We have a giant amount of complex information at our fingertips, so we need to think harder about the purpose of each visual. Effective visualization skills (with the help of many new visualization tools) help our teams make sense of the vast and complex information, and help us along the learning journey to gather insights about where value lies. The complexity of today is making this learning journey an imperative! Insights regarding value are no longer obvious, they are the “needle in the haystack.”

4) Forensic Thinking

Forensic thinking helps teams get to the root of complex problems by applying a scientific approach. Forensic thinkers use a logical process to confirm the problem’s cause by direct observation, examination and/or objective measurement. This approach helps BAs gather meaningful, accurate requirements rooted in facts rather than stakeholder perceptions or assumptions.
An important focal point for our forensic thinking is the customer experience. Modern teams use forensic thinking to explore customer patterns. Forensic thinking also aligns well with solutions that prevent and investigate fraud and digital/cyber crimes.
So, what does forensic thinking look like? It involves going far beyond what stakeholders say or think they want or need and truly looking at various resources, tests, data, and connections that build upon one another to get to the learnings that ultimately provide insights.

5) Data Security

In the past, data security skills fell on the shoulders of our techie teammates. Now BAs need data security skills too! We need to understand which data assets are most valuable to the organization, and help the organization weigh decisions about protecting this data. If teams protect data too fiercely, they may compromise business performance. Think about the customer who abandons a purchase because the app wants too much data or takes too long to authenticate. Or think about the internal user who abandons core systems to use an “unauthorized” program to meet customer needs and business goals faster.
As BAs we need to understand these dynamics and be prepared to discuss the impact data decisions have on solution requirements, solution design, user/customer experience, and risk to the organization. We need to understand the value of data and the possible risk/reward trade-offs.

6) UX – User Experience

UX is changing and new UX skills are coming into play in this digital era. The huge migration to mobile and tablet devices over web/PC screens will grow as we rely on our devices more and more. This means more UX-related projects and product development for BAs. Responsiveness, modular design and service design are key. BAs with UX skills understand how the UX design features play with all technical layers.
Other key areas of UX include customer experience mapping and rapid UX work. This means understanding the business model and processes very well in order to design a UX that supports the strategy, business model, and flow of the most critical pieces of value.
Formal wireframes are fading out in favor of quick hand-drawn lo-fidelity sketches that go straight to the build process for quick feedback from users. It means more collaborative design sessions instead of reviewing wireframes. BAs who want to keep up with UX will also need to acquire persuasive design and user-centered design skills.

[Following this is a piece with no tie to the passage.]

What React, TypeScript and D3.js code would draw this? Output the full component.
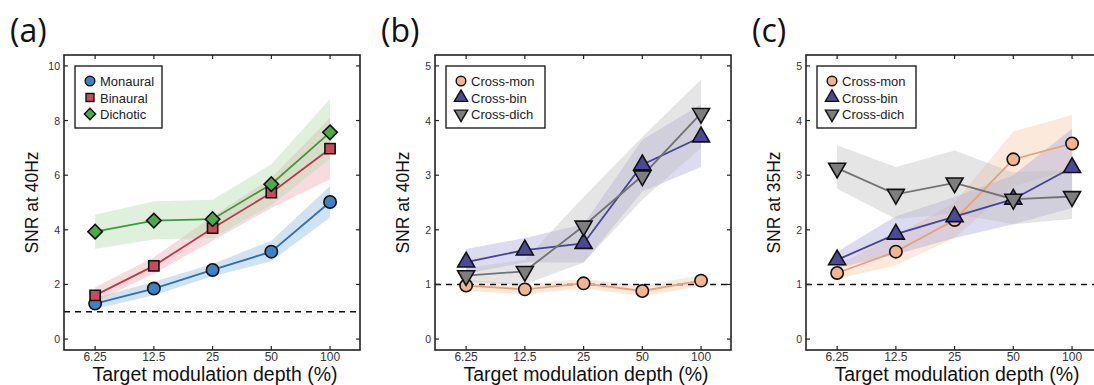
import React, { useRef, useEffect } from "react";
import * as d3 from "d3";

// modulation depths (%) on the x axis
const depths = [6.25, 12.5, 25, 50, 100];
const depthLabels = ["6.25", "12.5", "25", "50", "100"];

// panel (a): SNR at 40Hz
const monaural = [1.3, 1.85, 2.53, 3.2, 5.02];
const monauralLo = [1.1, 1.6, 2.3, 2.85, 4.45];
const monauralHi = [1.5, 2.1, 2.75, 3.6, 5.6];
const binaural = [1.6, 2.68, 4.06, 5.36, 6.97];
const binauralLo = [1.35, 2.4, 3.6, 4.8, 5.85];
const binauralHi = [1.9, 3.0, 4.5, 5.9, 8.1];
const dichotic = [3.93, 4.34, 4.39, 5.67, 7.57];
const dichoticLo = [3.3, 3.65, 3.7, 4.9, 6.6];
const dichoticHi = [4.55, 5.05, 5.1, 6.4, 8.8];

// panel (b): SNR at 40Hz, cross conditions
const bMon = [0.98, 0.91, 1.02, 0.88, 1.07];
const bMonLo = [0.88, 0.82, 0.93, 0.78, 0.97];
const bMonHi = [1.08, 1.01, 1.1, 0.98, 1.17];
const bBin = [1.41, 1.63, 1.75, 3.19, 3.7];
const bBinLo = [1.2, 1.4, 1.4, 2.7, 3.15];
const bBinHi = [1.65, 1.85, 2.1, 3.65, 4.3];
const bDich = [1.16, 1.24, 2.07, 2.99, 4.13];
const bDichLo = [1.05, 1.0, 1.4, 2.55, 3.5];
const bDichHi = [1.3, 1.45, 2.6, 3.7, 4.75];

// panel (c): SNR at 35Hz, cross conditions
const cMon = [1.21, 1.6, 2.18, 3.29, 3.58];
const cMonLo = [1.1, 1.35, 1.85, 2.8, 3.1];
const cMonHi = [1.35, 1.9, 2.5, 3.8, 4.1];
const cBin = [1.45, 1.92, 2.24, 2.56, 3.14];
const cBinLo = [1.3, 1.55, 1.85, 2.1, 2.4];
const cBinHi = [1.6, 2.25, 2.6, 3.0, 3.85];
const cDich = [3.13, 2.65, 2.86, 2.56, 2.61];
const cDichLo = [2.75, 2.2, 2.3, 2.1, 2.2];
const cDichHi = [3.55, 3.15, 3.45, 3.05, 3.1];

const yTicksA = [0, 2, 4, 6, 8, 10];
const yTicksBC = [0, 1, 2, 3, 4, 5];

const FONT = "Liberation Sans, Arimo, Arial, Helvetica, sans-serif";

const makeSeries = (name, vals, lo, hi, shape, fill, line, band) => ({
  name, vals, lo, hi, shape, fill, line, band,
});

const panels = [
  {
    tag: "(a)", left: 64, ylabel: "SNR at 40Hz", ydom: [-0.4, 10.4], yticks: yTicksA,
    legendW: 87,
    series: [
      makeSeries("Monaural", monaural, monauralLo, monauralHi, "circle", "#3f82c4", "#2f6fb3", "#8ab8e2"),
      makeSeries("Binaural", binaural, binauralLo, binauralHi, "square", "#c94a5c", "#b93a4c", "#eda4ad"),
      makeSeries("Dichotic", dichotic, dichoticLo, dichoticHi, "diamond", "#4fa84c", "#3d9a3b", "#b0dcaa"),
    ],
  },
  {
    tag: "(b)", left: 435, ylabel: "SNR at 40Hz", ydom: [-0.2, 5.2], yticks: yTicksBC,
    legendW: 99,
    series: [
      makeSeries("Cross-mon", bMon, bMonLo, bMonHi, "circle", "#f1b58f", "#e8a27a", "#f6c8a8"),
      makeSeries("Cross-bin", bBin, bBinLo, bBinHi, "up", "#4c4a98", "#45439a", "#a8a6d6"),
      makeSeries("Cross-dich", bDich, bDichLo, bDichHi, "down", "#7e7e7e", "#737373", "#bdbdbd"),
    ],
  },
  {
    tag: "(c)", left: 806, ylabel: "SNR at 35Hz", ydom: [-0.2, 5.2], yticks: yTicksBC,
    legendW: 99,
    series: [
      makeSeries("Cross-mon", cMon, cMonLo, cMonHi, "circle", "#f1b58f", "#e8a27a", "#f6c8a8"),
      makeSeries("Cross-bin", cBin, cBinLo, cBinHi, "up", "#4c4a98", "#45439a", "#a8a6d6"),
      makeSeries("Cross-dich", cDich, cDichLo, cDichHi, "down", "#7e7e7e", "#737373", "#bdbdbd"),
    ],
  },
];

const symbolPath = (shape, scale = 1) => {
  if (shape === "circle") return d3.symbol(d3.symbolCircle, 120 * scale * scale)();
  if (shape === "square") return d3.symbol(d3.symbolSquare, 105 * scale * scale)();
  if (shape === "diamond") return d3.symbol(d3.symbolSquare, 105 * scale * scale)();
  return d3.symbol(d3.symbolTriangle, 125 * scale * scale)();
};
const symbolRotate = (shape) => (shape === "diamond" ? 45 : shape === "down" ? 180 : 0);

const App = () => {
  const svgRef = useRef();

  useEffect(() => {
    const svg = d3.select(svgRef.current);
    svg.selectAll("*").remove();

    const top = 55;
    const bottom = 350;
    const w = 296;

    panels.forEach((p) => {
      const x = d3
        .scaleLog()
        .base(2)
        .domain([6.25 / Math.pow(2, 0.53), 100 * Math.pow(2, 0.51)])
        .range([p.left, p.left + w]);
      const y = d3.scaleLinear().domain(p.ydom).range([bottom, top]);

      const g = svg.append("g");

      // confidence bands
      p.series.forEach((s) => {
        const area = d3
          .area()
          .x((d, i) => x(depths[i]))
          .y0((d, i) => y(s.lo[i]))
          .y1((d, i) => y(s.hi[i]));
        g.append("path")
          .attr("d", area(s.vals))
          .attr("fill", s.band)
          .attr("opacity", 0.4);
      });

      // reference line at SNR = 1
      g.append("line")
        .attr("x1", p.left)
        .attr("x2", p.left + w)
        .attr("y1", y(1))
        .attr("y2", y(1))
        .attr("stroke", "#111")
        .attr("stroke-width", 1.4)
        .attr("stroke-dasharray", "6,5");

      // lines
      p.series.forEach((s) => {
        const line = d3
          .line()
          .x((d, i) => x(depths[i]))
          .y((d) => y(d));
        g.append("path")
          .attr("d", line(s.vals))
          .attr("fill", "none")
          .attr("stroke", s.line)
          .attr("stroke-width", 1.8);
      });

      // markers
      p.series.forEach((s) => {
        g.selectAll(null)
          .data(s.vals)
          .enter()
          .append("path")
          .attr("d", symbolPath(s.shape))
          .attr(
            "transform",
            (d, i) => `translate(${x(depths[i])},${y(d)}) rotate(${symbolRotate(s.shape)})`
          )
          .attr("fill", s.fill)
          .attr("stroke", "#111")
          .attr("stroke-width", 1.6);
      });

      // box with inward ticks
      g.append("rect")
        .attr("x", p.left)
        .attr("y", top)
        .attr("width", w)
        .attr("height", bottom - top)
        .attr("fill", "none")
        .attr("stroke", "#222")
        .attr("stroke-width", 1.6);

      const tl = 4;
      depths.forEach((d, i) => {
        g.append("line")
          .attr("x1", x(d)).attr("x2", x(d))
          .attr("y1", bottom).attr("y2", bottom - tl)
          .attr("stroke", "#222").attr("stroke-width", 1.2);
        g.append("line")
          .attr("x1", x(d)).attr("x2", x(d))
          .attr("y1", top).attr("y2", top + tl)
          .attr("stroke", "#222").attr("stroke-width", 1.2);
        g.append("text")
          .attr("x", x(d))
          .attr("y", bottom + 11)
          .attr("text-anchor", "middle")
          .attr("font-family", FONT)
          .attr("font-size", 12)
          .attr("fill", "#333")
          .text(depthLabels[i]);
      });
      p.yticks.forEach((t) => {
        g.append("line")
          .attr("x1", p.left).attr("x2", p.left + tl)
          .attr("y1", y(t)).attr("y2", y(t))
          .attr("stroke", "#222").attr("stroke-width", 1.2);
        g.append("line")
          .attr("x1", p.left + w).attr("x2", p.left + w - tl)
          .attr("y1", y(t)).attr("y2", y(t))
          .attr("stroke", "#222").attr("stroke-width", 1.2);
        g.append("text")
          .attr("x", p.left - 4)
          .attr("y", y(t) + 4)
          .attr("text-anchor", "end")
          .attr("font-family", FONT)
          .attr("font-size", 10.5)
          .attr("fill", "#333")
          .text(t);
      });

      // axis labels
      g.append("text")
        .attr("x", p.left + w / 2 + 3)
        .attr("y", 381)
        .attr("text-anchor", "middle")
        .attr("font-family", FONT)
        .attr("font-size", 19.5)
        .attr("fill", "#111")
        .text("Target modulation depth (%)");
      g.append("text")
        .attr("transform", `translate(${p.left - 26},${(top + bottom) / 2}) rotate(-90)`)
        .attr("text-anchor", "middle")
        .attr("font-family", FONT)
        .attr("font-size", 17.5)
        .attr("fill", "#111")
        .text(p.ylabel);

      // panel tag
      g.append("text")
        .attr("x", p.left - 54)
        .attr("y", 42)
        .attr("font-family", "Open Sans, DejaVu Sans, sans-serif")
        .attr("font-size", 32)
        .attr("fill", "#111")
        .text(p.tag);

      // legend
      const lx = p.left + 11;
      const ly = 66;
      g.append("rect")
        .attr("x", lx)
        .attr("y", ly)
        .attr("width", p.legendW)
        .attr("height", 62)
        .attr("fill", "#fff")
        .attr("stroke", "#222")
        .attr("stroke-width", 1.4);
      p.series.forEach((s, i) => {
        const cy = ly + 15 + i * 16.5;
        g.append("path")
          .attr("d", symbolPath(s.shape, 0.78))
          .attr("transform", `translate(${lx + 15},${cy}) rotate(${symbolRotate(s.shape)})`)
          .attr("fill", s.fill)
          .attr("stroke", "#111")
          .attr("stroke-width", 1.4);
        g.append("text")
          .attr("x", lx + 25)
          .attr("y", cy + 5)
          .attr("font-family", FONT)
          .attr("font-size", 13)
          .attr("fill", "#222")
          .text(s.name);
      });
    });
  }, []);

  return (
    <svg
      ref={svgRef}
      width={1094}
      height={385}
      style={{ position: "absolute", left: 0, top: 0, background: "#fff" }}
    ></svg>
  );
};

export default App;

Are you seeing increasing demand for these six skills in your organization? They shine a bright light on a giant shift in our thinking about business analysis. In many organizations, BAs focused largely on analyzing internal systems and processes. Based on my discussions with many of you this year, BAs are increasingly looking outside. They uncover value by analyzing the end user’s environment, thinking, patterns and behaviors.
Don’t get left behind! Develop skills that fuel the future.